The Electronic Transactions Act has recently been amended. Unless the parties agree otherwise (or there’s an overriding legal rule), contractual offers are now deemed to be accepted when you’ve set yourself up to get electronic communications and the acceptance email hits the inbox. There’s a useful write up in Lowndes Jordan’s latest newsletter here.

It’s not just contracts that are affected by questions of when you “receive” that all-important missive. The legal clock starts ticking for responding to access requests under the Privacy Act the day after you receive the request too.

Section 11 of the Electronic Transactions Act defines when you are deemed to have received the request:

11 Time of receipt

  • An electronic communication is taken to be received,—
  • (a)in the case of an addressee who has designated an information system for the purpose of receiving electronic communications, at the time the electronic communication enters that information system; or
  • (b) in any other case, at the time the electronic communication comes to the attention of the addressee.

If you’re set up to receive communications electronically, it doesn’t matter that the request comes in after hours, or that a staff member might not clear the inbox that day. The law says you’ve got it. You can start work on actioning it any time from the start of the following working day, so it’s fair to expect you to do exactly that.

People increasingly want to deal with agencies electronically, and so it has become normal practice to offer that service to them.
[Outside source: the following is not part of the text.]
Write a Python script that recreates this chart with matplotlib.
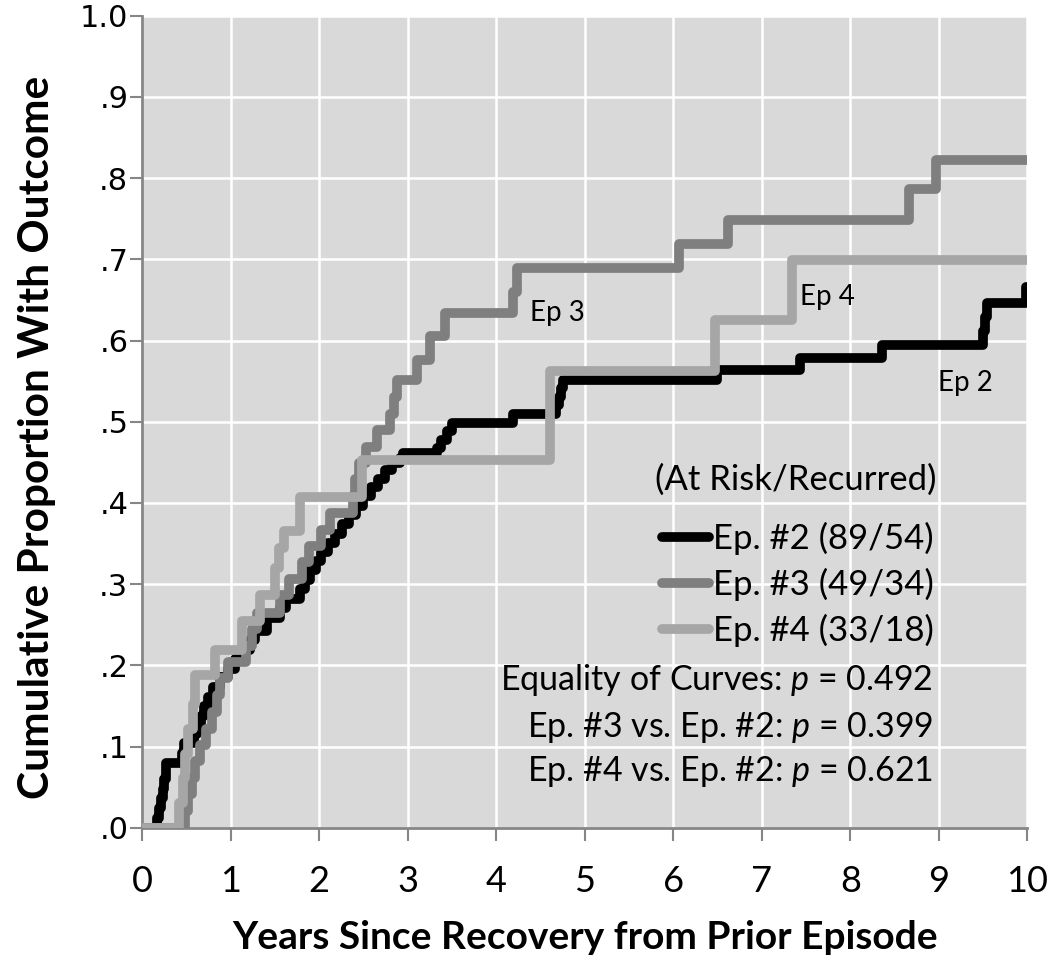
import matplotlib
matplotlib.use("Agg")
import matplotlib.pyplot as plt

# ---------------- data ----------------
ep2_t = [0.00, 0.17, 0.19, 0.21, 0.23, 0.25, 0.27, 0.45, 0.47, 0.58, 0.62, 0.66, 0.70, 0.74, 0.80,
         0.88, 0.97, 1.05, 1.16, 1.22, 1.28, 1.41, 1.56, 1.63, 1.78, 1.84, 1.90, 1.96, 2.02, 2.10,
         2.18, 2.26, 2.34, 2.42, 2.50, 2.58, 2.66, 2.74, 2.82, 2.91, 2.95, 3.33, 3.38, 3.44, 3.50,
         4.19, 4.68, 4.71, 4.73, 4.76, 6.50, 7.43, 8.36, 9.50, 9.52, 9.55, 9.99, 10.0]
ep2_p = [0.000, 0.012, 0.024, 0.036, 0.048, 0.060, 0.080, 0.092, 0.104, 0.115, 0.127, 0.138, 0.150,
         0.161, 0.173, 0.185, 0.196, 0.208, 0.219, 0.231, 0.242, 0.258, 0.270, 0.282, 0.294, 0.305,
         0.317, 0.328, 0.340, 0.351, 0.362, 0.374, 0.385, 0.396, 0.408, 0.419, 0.430, 0.441, 0.449,
         0.455, 0.461, 0.467, 0.478, 0.489, 0.498, 0.510, 0.520, 0.531, 0.541, 0.551, 0.564, 0.579,
         0.594, 0.612, 0.629, 0.646, 0.666, 0.666]

ep3_t = [0.00, 0.48, 0.52, 0.56, 0.60, 0.65, 0.72, 0.79, 0.84, 0.88, 0.97, 1.17, 1.24, 1.30, 1.56,
         1.66, 1.80, 1.88, 2.02, 2.12, 2.38, 2.41, 2.45, 2.53, 2.65, 2.80, 2.84, 2.88, 3.10, 3.25,
         3.42, 4.19, 4.23, 6.07, 6.62, 8.66, 8.97, 10.0]
ep3_p = [0.000, 0.020, 0.041, 0.061, 0.082, 0.102, 0.122, 0.143, 0.163, 0.184, 0.204, 0.224, 0.245,
         0.265, 0.286, 0.306, 0.327, 0.347, 0.367, 0.388, 0.408, 0.429, 0.449, 0.469, 0.490, 0.510,
         0.531, 0.551, 0.576, 0.605, 0.634, 0.660, 0.689, 0.719, 0.749, 0.786, 0.822, 0.822]

ep4_t = [0.00, 0.42, 0.46, 0.48, 0.52, 0.57, 0.60, 0.82, 1.13, 1.33, 1.50, 1.55, 1.60, 1.78, 2.48,
         4.61, 6.47, 7.34, 10.0]
ep4_p = [0.000, 0.030, 0.061, 0.091, 0.121, 0.152, 0.188, 0.219, 0.254, 0.287, 0.320, 0.345, 0.366,
         0.407, 0.453, 0.563, 0.625, 0.699, 0.699]

series_labels = ["Ep. #2 (89/54)", "Ep. #3 (49/34)", "Ep. #4 (33/18)"]
series_colors = ["#000000", "#7f7f7f", "#a6a6a6"]
curve_names = ["Ep 2", "Ep 3", "Ep 4"]
curve_name_pos = [(8.99, 0.548), (4.38, 0.634), (7.43, 0.654)]

x_ticks = list(range(0, 11))
y_ticks = [0.0, 0.1, 0.2, 0.3, 0.4, 0.5, 0.6, 0.7, 0.8, 0.9, 1.0]
y_tick_labels = [".0", ".1", ".2", ".3", ".4", ".5", ".6", ".7", ".8", ".9", "1.0"]

legend_title = "(At Risk/Recurred)"
stats_lines = ["Equality of Curves: $p$ = 0.492",
               "Ep. #3 vs. Ep. #2: $p$ = 0.399",
               "Ep. #4 vs. Ep. #2: $p$ = 0.621"]
stats_y = [0.182, 0.124, 0.069]

x_label = "Years Since Recovery from Prior Episode"
y_label = "Cumulative Proportion With Outcome"

# ---------------- style ----------------
plt.rcParams["font.family"] = ["Lato", "DejaVu Sans"]
plt.rcParams["mathtext.fontset"] = "custom"
plt.rcParams["mathtext.rm"] = "Lato"
plt.rcParams["mathtext.it"] = "Lato:italic"

fig = plt.figure(figsize=(10.5, 9.64), dpi=100)
ax = fig.add_axes([142.2 / 1050, 1 - 827.7 / 964, 885 / 1050, 812 / 964])
ax.set_facecolor("#d9d9d9")

ax.set_xlim(0, 10)
ax.set_ylim(0, 1.0)
ax.set_xticks(x_ticks)
ax.set_yticks(y_ticks)
ax.set_yticklabels(y_tick_labels, fontfamily="DejaVu Sans", fontsize=22)
ax.set_xticklabels([str(v) for v in x_ticks], fontsize=26)
ax.grid(True, color="white", linewidth=1.8)
ax.set_axisbelow(True)

for s in ["top", "right"]:
    ax.spines[s].set_visible(False)
for s in ["left", "bottom"]:
    ax.spines[s].set_color("#868686")
    ax.spines[s].set_linewidth(2.0)
ax.tick_params(axis="both", direction="out", length=9, width=1.5, color="#868686")
ax.tick_params(axis="x", pad=18)
ax.tick_params(axis="y", pad=1)

handles = []
for t, p, c, lab, z in zip([ep2_t, ep3_t, ep4_t], [ep2_p, ep3_p, ep4_p],
                           series_colors, series_labels, [3, 4, 5]):
    ln, = ax.step(t, p, where="post", color=c, linewidth=7.0, label=lab, zorder=z,
                  solid_joinstyle="round", solid_capstyle="round")
    handles.append(ln)

for name, (tx, ty) in zip(curve_names, curve_name_pos):
    ax.text(tx, ty, name, fontsize=20, ha="left", va="center", color="black", zorder=6)

ax.text(0.898, 0.428, legend_title, transform=ax.transAxes, fontsize=25,
        ha="right", va="center", zorder=7)
leg = ax.legend(handles=handles, loc="upper right", bbox_to_anchor=(0.894, 0.3766),
                frameon=False, fontsize=25,
                handlelength=1.35, handletextpad=0.1, labelspacing=0.366,
                borderpad=0.0, borderaxespad=0.0)
leg.set_zorder(7)

for s, yy in zip(stats_lines, stats_y):
    ax.text(0.8936, yy, s, transform=ax.transAxes, fontsize=24.5,
            ha="right", va="center", zorder=6)

ax.set_xlabel(x_label, fontsize=28, fontweight="bold", labelpad=16)
ax.set_ylabel(y_label, fontsize=30.5, fontweight="bold")
ax.yaxis.set_label_coords(-0.0974, 0.481)

fig.savefig("out.png", dpi=100, facecolor="white")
Just the format has changed. Once, “electronic communication” meant that new-fangled thing called a fax. Now it’s email, direct submission through a website, text message or social media. The Ombudsmen have offered some advice on receiving requests through social media.

So it’s important to know how to calculate your deadlines for response. It’s common for agencies that receive access requests to think that they’ve got plenty of time to deal with them. But this isn’t really the case. Making a decision “as soon as reasonably practicable”, and within a maximum of 20 working days after you get the request is easy enough if the request is straightforward. However, that time disappears very quickly if the request is more complex, if relevant staff members are away, or you’re not sure where the information is. And the electronic acceptance rule can cut a day off the time that you may think you have to respond.

Now where were my law school notes again?